Source material →
══════

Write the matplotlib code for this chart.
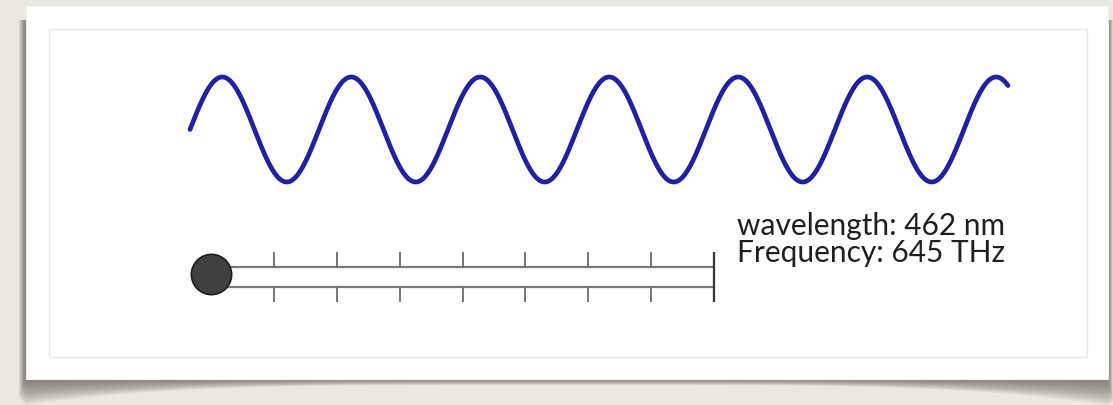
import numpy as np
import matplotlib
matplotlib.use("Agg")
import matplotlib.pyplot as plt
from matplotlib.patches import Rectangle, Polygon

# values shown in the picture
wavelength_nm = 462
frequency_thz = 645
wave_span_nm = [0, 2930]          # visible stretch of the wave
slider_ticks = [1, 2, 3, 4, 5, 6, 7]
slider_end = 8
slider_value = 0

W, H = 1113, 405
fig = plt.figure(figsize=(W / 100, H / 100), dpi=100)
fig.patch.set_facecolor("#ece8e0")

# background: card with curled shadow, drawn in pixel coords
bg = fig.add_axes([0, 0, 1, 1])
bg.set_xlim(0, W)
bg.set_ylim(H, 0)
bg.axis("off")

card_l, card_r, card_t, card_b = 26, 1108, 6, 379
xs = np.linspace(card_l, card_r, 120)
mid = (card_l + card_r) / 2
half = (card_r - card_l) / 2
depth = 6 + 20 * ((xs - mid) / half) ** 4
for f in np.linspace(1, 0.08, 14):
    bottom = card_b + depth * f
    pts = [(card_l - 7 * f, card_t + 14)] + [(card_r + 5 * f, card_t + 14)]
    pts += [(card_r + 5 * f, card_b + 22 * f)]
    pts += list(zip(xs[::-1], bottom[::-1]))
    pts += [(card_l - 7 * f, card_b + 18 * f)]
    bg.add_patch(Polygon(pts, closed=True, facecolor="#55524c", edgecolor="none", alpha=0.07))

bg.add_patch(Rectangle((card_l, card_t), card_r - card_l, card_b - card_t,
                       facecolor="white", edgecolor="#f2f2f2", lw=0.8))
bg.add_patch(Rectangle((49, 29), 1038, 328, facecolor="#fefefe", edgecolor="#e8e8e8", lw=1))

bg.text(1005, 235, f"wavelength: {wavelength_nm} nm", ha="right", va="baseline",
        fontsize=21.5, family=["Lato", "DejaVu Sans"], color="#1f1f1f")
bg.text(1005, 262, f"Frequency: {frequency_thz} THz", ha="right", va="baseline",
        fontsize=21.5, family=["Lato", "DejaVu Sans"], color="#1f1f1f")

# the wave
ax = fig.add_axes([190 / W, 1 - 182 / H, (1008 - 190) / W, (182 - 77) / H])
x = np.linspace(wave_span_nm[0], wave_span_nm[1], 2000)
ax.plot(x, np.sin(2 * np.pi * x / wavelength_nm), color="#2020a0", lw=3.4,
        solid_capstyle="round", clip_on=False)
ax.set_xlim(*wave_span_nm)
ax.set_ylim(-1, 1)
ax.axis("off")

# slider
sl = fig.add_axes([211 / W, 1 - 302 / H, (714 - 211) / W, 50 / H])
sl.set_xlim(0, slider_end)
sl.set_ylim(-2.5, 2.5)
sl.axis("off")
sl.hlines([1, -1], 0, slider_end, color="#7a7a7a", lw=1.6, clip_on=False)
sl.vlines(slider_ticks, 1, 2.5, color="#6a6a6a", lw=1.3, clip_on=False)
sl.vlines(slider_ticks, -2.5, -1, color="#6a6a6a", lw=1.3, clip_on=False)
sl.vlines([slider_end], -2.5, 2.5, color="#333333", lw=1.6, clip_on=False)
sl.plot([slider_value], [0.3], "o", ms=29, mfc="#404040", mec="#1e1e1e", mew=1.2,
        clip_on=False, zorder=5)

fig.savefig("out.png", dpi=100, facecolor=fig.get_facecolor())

══════

Written instruction → Reproduce all of the data exactly, omitting each picture it holds.

In response →
Write the matplotlib code for this chart.
import numpy as np
import matplotlib
matplotlib.use("Agg")
import matplotlib.pyplot as plt
from matplotlib.patches import Rectangle, Polygon

# values shown in the picture
wavelength_nm = 462
frequency_thz = 645
wave_span_nm = [0, 2930]          # visible stretch of the wave
slider_ticks = [1, 2, 3, 4, 5, 6, 7]
slider_end = 8
slider_value = 0

W, H = 1113, 405
fig = plt.figure(figsize=(W / 100, H / 100), dpi=100)
fig.patch.set_facecolor("#ece8e0")

# background: card with curled shadow, drawn in pixel coords
bg = fig.add_axes([0, 0, 1, 1])
bg.set_xlim(0, W)
bg.set_ylim(H, 0)
bg.axis("off")

card_l, card_r, card_t, card_b = 26, 1108, 6, 379
xs = np.linspace(card_l, card_r, 120)
mid = (card_l + card_r) / 2
half = (card_r - card_l) / 2
depth = 6 + 20 * ((xs - mid) / half) ** 4
for f in np.linspace(1, 0.08, 14):
    bottom = card_b + depth * f
    pts = [(card_l - 7 * f, card_t + 14)] + [(card_r + 5 * f, card_t + 14)]
    pts += [(card_r + 5 * f, card_b + 22 * f)]
    pts += list(zip(xs[::-1], bottom[::-1]))
    pts += [(card_l - 7 * f, card_b + 18 * f)]
    bg.add_patch(Polygon(pts, closed=True, facecolor="#55524c", edgecolor="none", alpha=0.07))

bg.add_patch(Rectangle((card_l, card_t), card_r - card_l, card_b - card_t,
                       facecolor="white", edgecolor="#f2f2f2", lw=0.8))
bg.add_patch(Rectangle((49, 29), 1038, 328, facecolor="#fefefe", edgecolor="#e8e8e8", lw=1))

bg.text(1005, 235, f"wavelength: {wavelength_nm} nm", ha="right", va="baseline",
        fontsize=21.5, family=["Lato", "DejaVu Sans"], color="#1f1f1f")
bg.text(1005, 262, f"Frequency: {frequency_thz} THz", ha="right", va="baseline",
        fontsize=21.5, family=["Lato", "DejaVu Sans"], color="#1f1f1f")

# the wave
ax = fig.add_axes([190 / W, 1 - 182 / H, (1008 - 190) / W, (182 - 77) / H])
x = np.linspace(wave_span_nm[0], wave_span_nm[1], 2000)
ax.plot(x, np.sin(2 * np.pi * x / wavelength_nm), color="#2020a0", lw=3.4,
        solid_capstyle="round", clip_on=False)
ax.set_xlim(*wave_span_nm)
ax.set_ylim(-1, 1)
ax.axis("off")

# slider
sl = fig.add_axes([211 / W, 1 - 302 / H, (714 - 211) / W, 50 / H])
sl.set_xlim(0, slider_end)
sl.set_ylim(-2.5, 2.5)
sl.axis("off")
sl.hlines([1, -1], 0, slider_end, color="#7a7a7a", lw=1.6, clip_on=False)
sl.vlines(slider_ticks, 1, 2.5, color="#6a6a6a", lw=1.3, clip_on=False)
sl.vlines(slider_ticks, -2.5, -1, color="#6a6a6a", lw=1.3, clip_on=False)
sl.vlines([slider_end], -2.5, 2.5, color="#333333", lw=1.6, clip_on=False)
sl.plot([slider_value], [0.3], "o", ms=29, mfc="#404040", mec="#1e1e1e", mew=1.2,
        clip_on=False, zorder=5)

fig.savefig("out.png", dpi=100, facecolor=fig.get_facecolor())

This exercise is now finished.